HACKER Q&A
📣 gavribirnbaum

Best way to learn computational biology/immunology?


I am biomedical scientist considering a switch to computational biology (specially computational immunology). I would love to get to a point that I can get a job in it in the next 6 months. Any tips will be much appreciated.


  👤 __keshav Accepted Answer ✓
Computational biology is a pretty broad term. Usually things that have to do with computers & biology are bioinformatics or computational biology. Briefly, for bioinformatics you’d need things like C++ under your belt and interest to come up with ways to make things work really fast and optimal on huge sequencing datasets.

Comp bio is a super fun field to be in. For me it's mostly using computers to do biology. But it’s a mixture of domain knowledge in bio, a good grasp of stats, and a whole lot of programming (usually not terribly difficult tasks, though).

Basic python and R are what you absolutely need to know (I started with intermediate python, no R). To do comp bio well, you need to learn computational statistics. I can’t stress enough how much knowing statistics matters in this case because there are so many assumptions that all sorts of libraries make about sequencing data and you need to decide for yourself how you’ll go about things and produce good science.
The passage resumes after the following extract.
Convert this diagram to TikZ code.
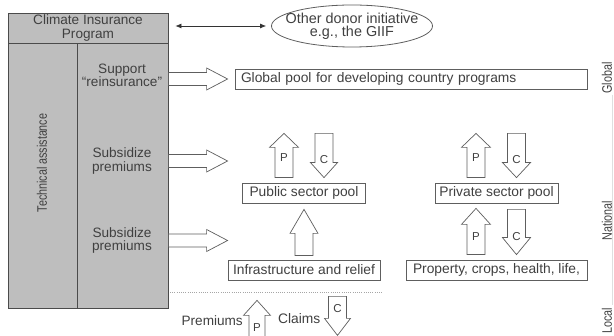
\documentclass[tikz,border=0pt]{standalone}
\usepackage{fontspec}
\setmainfont{Liberation Sans}
\usetikzlibrary{calc,shapes.geometric,arrows.meta}
\definecolor{txt}{HTML}{404040}
\definecolor{ln}{HTML}{5E5E5E}
\definecolor{blk}{HTML}{BEBEBE}
\newcommand{\mainfs}{\fontsize{13.8}{13.5}\selectfont}
\newcommand{\leftfs}{\fontsize{13.6}{13.2}\selectfont}
\newcommand{\donorfs}{\fontsize{14.4}{13.2}\selectfont}
\newcommand{\pcfs}{\fontsize{11.5}{12}\selectfont}
\newcommand{\vtext}[1]{\rotatebox{90}{\scalebox{0.78}[1]{#1}}}
% block arrow: start, end, body half width, head half width, head length
\newcommand{\blockarr}[5]{%
  \coordinate (hb) at ($(#2)!#5!(#1)$);
  \draw[blockarrow] ($(#1)!#3!90:(#2)$) -- ($(hb)!#3!90:(#2)$) -- ($(hb)!#4!90:(#2)$) -- (#2)
    -- ($(hb)!#4!-90:(#2)$) -- ($(hb)!#3!-90:(#2)$) -- ($(#1)!#3!-90:(#2)$) -- cycle;}
\tikzset{
  grayblk/.style={draw=ln!80!black, fill=blk, line width=0.8pt, inner sep=0pt, text=txt},
  box/.style={draw=ln, fill=white, line width=0.8pt, minimum height=20pt, inner sep=0pt, font=\mainfs, text=txt},
  lbl/.style={font=\mainfs, align=center, inner sep=0pt, text=txt},
  pc/.style={font=\pcfs, inner sep=0pt, text=txt},
  blockarrow/.style={draw=ln, fill=white, line width=0.7pt, line join=miter},
  dblarrow/.style={{Latex[length=6pt,width=5pt]}-{Latex[length=6pt,width=5pt]}, line width=0.7pt, draw=black!80},
}
\begin{document}
\begin{tikzpicture}[x=1pt,y=-1pt]
\useasboundingbox (0,0) rectangle (614,336);
% left program block
\node[grayblk, minimum width=160pt, minimum height=30pt, align=center, font=\leftfs] (prog) at (88,28) {Climate Insurance\\Program};
\node[grayblk, minimum width=69pt, minimum height=265pt] (ta) at (42.5,175.5) {};
\node[grayblk, minimum width=91pt, minimum height=265pt] (sub) at (122.5,175.5) {};
\node[lbl, font=\leftfs] (sup) at (122,75) {Support\\“reinsurance”};
\node[lbl, font=\leftfs] (sp1) at (122,161) {Subsidize\\premiums};
\node[lbl, font=\leftfs] (sp2) at (122,240.5) {Subsidize\\premiums};
\node[lbl] (tech) at (42,163) {\vtext{Technical assistance}};
% donor ellipse
\node[ellipse, draw=ln, line width=0.8pt, minimum width=161pt, minimum height=42pt, inner sep=0pt] (donor) at (352,26) {};
\node[lbl, font=\donorfs] (donortxt) at (donor.center) {Other donor initiative\\e.g., the GIIF};
\coordinate (dl) at ([xshift=7pt]prog.east);
\coordinate (dr) at ([xshift=-5pt]donor.west);
\draw[dblarrow] (dl |- dr) -- (dr);
% boxes
\node[box, minimum width=352pt, text width=340pt, align=left] (global) at (411,79) {Global pool for developing country programs};
\node[box, minimum width=123pt] (public) at (304,193) {Public sector pool};
\node[box, minimum width=123pt] (private) at (496.5,193) {Private sector pool};
\node[box, minimum width=152pt] (infra) at (304,270) {Infrastructure and relief};
\node[box, minimum width=181pt] (prop) at (496.5,270) {Property, crops, health, life,};
% horizontal block arrows from the program
\coordinate (h1s) at (sub.east |- global.west);
\coordinate (h1e) at ([xshift=-7pt]global.west);
\coordinate (h2s) at (sub.east |- sp1);
\coordinate (h2e) at (h1e |- h2s);
\coordinate (h3s) at (sub.east |- sp2);
\coordinate (h3e) at (h1e |- h3s);
\blockarr{h1s}{h1e}{6.5pt}{11pt}{21pt}
\blockarr{h2s}{h2e}{6.5pt}{11pt}{21pt}
\blockarr{h3s}{h3e}{6.5pt}{11pt}{21pt}
% P / C arrows above the pools
\coordinate (ptop) at ([yshift=-44pt]global.south);
\coordinate (p1s) at ([xshift=-20pt,yshift=5pt]public.north);
\coordinate (p1e) at (p1s |- ptop);
\coordinate (c1s0) at ([xshift=20pt,yshift=5pt]public.north);
\coordinate (c1s) at (c1s0 |- ptop);
\coordinate (p2s) at ([xshift=-20.5pt,yshift=5pt]private.north);
\coordinate (p2e) at (p2s |- ptop);
\coordinate (c2e) at ([xshift=20pt,yshift=5pt]private.north);
\coordinate (c2s) at (c2e |- ptop);
\blockarr{p1s}{p1e}{9pt}{14.5pt}{14pt}
\blockarr{c1s}{c1s0}{9pt}{13.5pt}{15pt}
\blockarr{p2s}{p2e}{9pt}{14.5pt}{14pt}
\blockarr{c2s}{c2e}{9pt}{14pt}{15pt}
\node[pc] (lp1) at ($(p1s)!0.45!(p1e)$) {P};
\node[pc] (lc1) at ($(c1s)!0.6!(c1s0)$) {C};
\node[pc] (lp2) at ($(p2s)!0.45!(p2e)$) {P};
\node[pc] (lc2) at ($(c2s)!0.6!(c2e)$) {C};
% infra -> public
\coordinate (us) at ([yshift=4pt]infra.north);
\coordinate (ue) at ([yshift=-6pt]public.south);
\blockarr{us}{ue}{9pt}{14pt}{24pt}
% below private pool
\coordinate (p3s) at ([xshift=-20.5pt,yshift=5pt]prop.north);
\coordinate (p3e) at ([xshift=-20.5pt,yshift=-5pt]private.south);
\coordinate (c3s) at ([xshift=20pt,yshift=-6pt]private.south);
\coordinate (c3e) at ([xshift=20pt,yshift=5pt]prop.north);
\blockarr{p3s}{p3e}{9pt}{14.5pt}{16pt}
\blockarr{c3s}{c3e}{9pt}{14pt}{17pt}
\node[pc] (lp3) at ($(p3s)!0.4!(p3e)$) {P};
\node[pc] (lc3) at ($(c3s)!0.6!(c3e)$) {C};
% local level
\draw[gray!70, line width=0.6pt, dash pattern=on 1pt off 1.2pt] (170,292) -- (383,292);
\coordinate (p4s) at ([xshift=-47pt,yshift=-65pt]infra.south);
\coordinate (p4e) at ([xshift=-47pt,yshift=-20pt]infra.south);
\coordinate (c4s) at ([xshift=33.5pt,yshift=-16pt]infra.south);
\coordinate (c4e) at ([xshift=33.5pt,yshift=-55pt]infra.south);
\blockarr{p4s}{p4e}{8pt}{13.5pt}{15pt}
\blockarr{c4s}{c4e}{9pt}{13pt}{17pt}
\node[pc] (lp4) at ($(p4s)!0.4!(p4e)$) {P};
\node[pc] (lc4) at ($(c4s)!0.3!(c4e)$) {C};
\node[lbl, font=\leftfs, anchor=east] (prem) at (243,321) {Premiums};
\node[lbl, anchor=west] (claims) at (278,319) {Claims};
% level labels
\draw[gray!25, line width=0.4pt] (612,95) -- (612,305);
\node[lbl] (lglobal) at (607,78) {\vtext{Global}};
\node[lbl] (lnational) at (607,221) {\vtext{National}};
\node[lbl] (llocal) at (607,321) {\vtext{Local}};
\end{tikzpicture}
\end{document}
On a practical level for comp bio, I suggest: 1. Learning python & R 2. Basic knowledge 3. Knowing what your fave labs use for techniques (eg NGS? What kind of NGS?) and learning how it works, 4. Learning probability & statistics (lin alg always helps too) 5. If you got bored, learn clustering methods... Because, good god people in this field love seeing pretty tSNE figures and 98% of them have no idea how they just produced what they did but make biological assumptions based on it. You’ll probably have to learn them anyway


👤 emiller88
The resource I recommend to people looking to move from wet lab to dry lab stuff is https://www.biostarhandbook.com/. From your post history it looks like you already have some programming experience, so you could skip the first few chapters which are just a linux intro. I don't think it has all the best practices, but I think it's the most comprehensive overview that starts from square 1 and fills in all the gaps no one tells you when you first start, for example the "Common data types" chapter.

👤 pandatigox
I think one of the easiest ways to get into it is by knowing how to use a software called MaxQuant Perseus (https://maxquant.net/perseus/). It's like advanced Excel that was designed so scientists don't have to learn R but still get the job done. Good luck with your journey!

👤 anderspitman
I think the main question need to answer for yourself is whether you're more interested in biology or programming, ie do you want to use software tools to do biology (computational biology), or do you want to make the tools that others use (bioinformatics)?

If biology, you need to focus on bio, stats, Python, R, and a hundred other specialized tools for working with data.

If you're more interested in programming, you can get away with much less bio/stats knowledge, unless you're working on developing low-level algorithms. A lot of the work has more to do with efficiently storing, moving, and visualizing large datasets. Bonus here is that much of this knowledge is transferable to other (much higher paying) domains if you get burned out or want to sell out.

My current job could be described as bio-aware web development, with an emphasis in data visualization. I need to know a decent amount of biology, but I can almost always defer stats to others in the lab with more expertise.


👤 f6v
Knowing how to do programming is a must: Python, R(both are quite popular). Being hands-on with Linux helps as well, as many real-world datasets won’t fit your laptop, so you’ve got to use high-performance computing infrastructure. But it’s mostly about being able to make inferences from data. You need a solid stats background for that.

There’s a ton of courses online and https://www.edx.org/bio/rafael-irizarry is a good start.


👤 dannykwells
The vignettes for Seurat are the place to start.

Also, I'm a founder at Immunai and this is literally what we do. Please dm if you have further questions. Happy to help however I can.


👤 netizen-9748
Are you specifically interested in immunology? Computational biology is a pretty broad umbrella. My personal experience was learning bioinformatics, which was heavy on Python and genomics/proteomics.

A brief search for comp immunology turns up things like data mining and mathematical modeling, I would assume Python and R would be a good place to start. You may even be able to find some lectures that cover some of the basics online.


👤 psyklic
There is a very nice set of bioinformatics coding challenges here: http://rosalind.info/problems/locations/

👤 warlog
dn/dt

And then

dn/ds

Learn everything that leads to and comes from these two equations.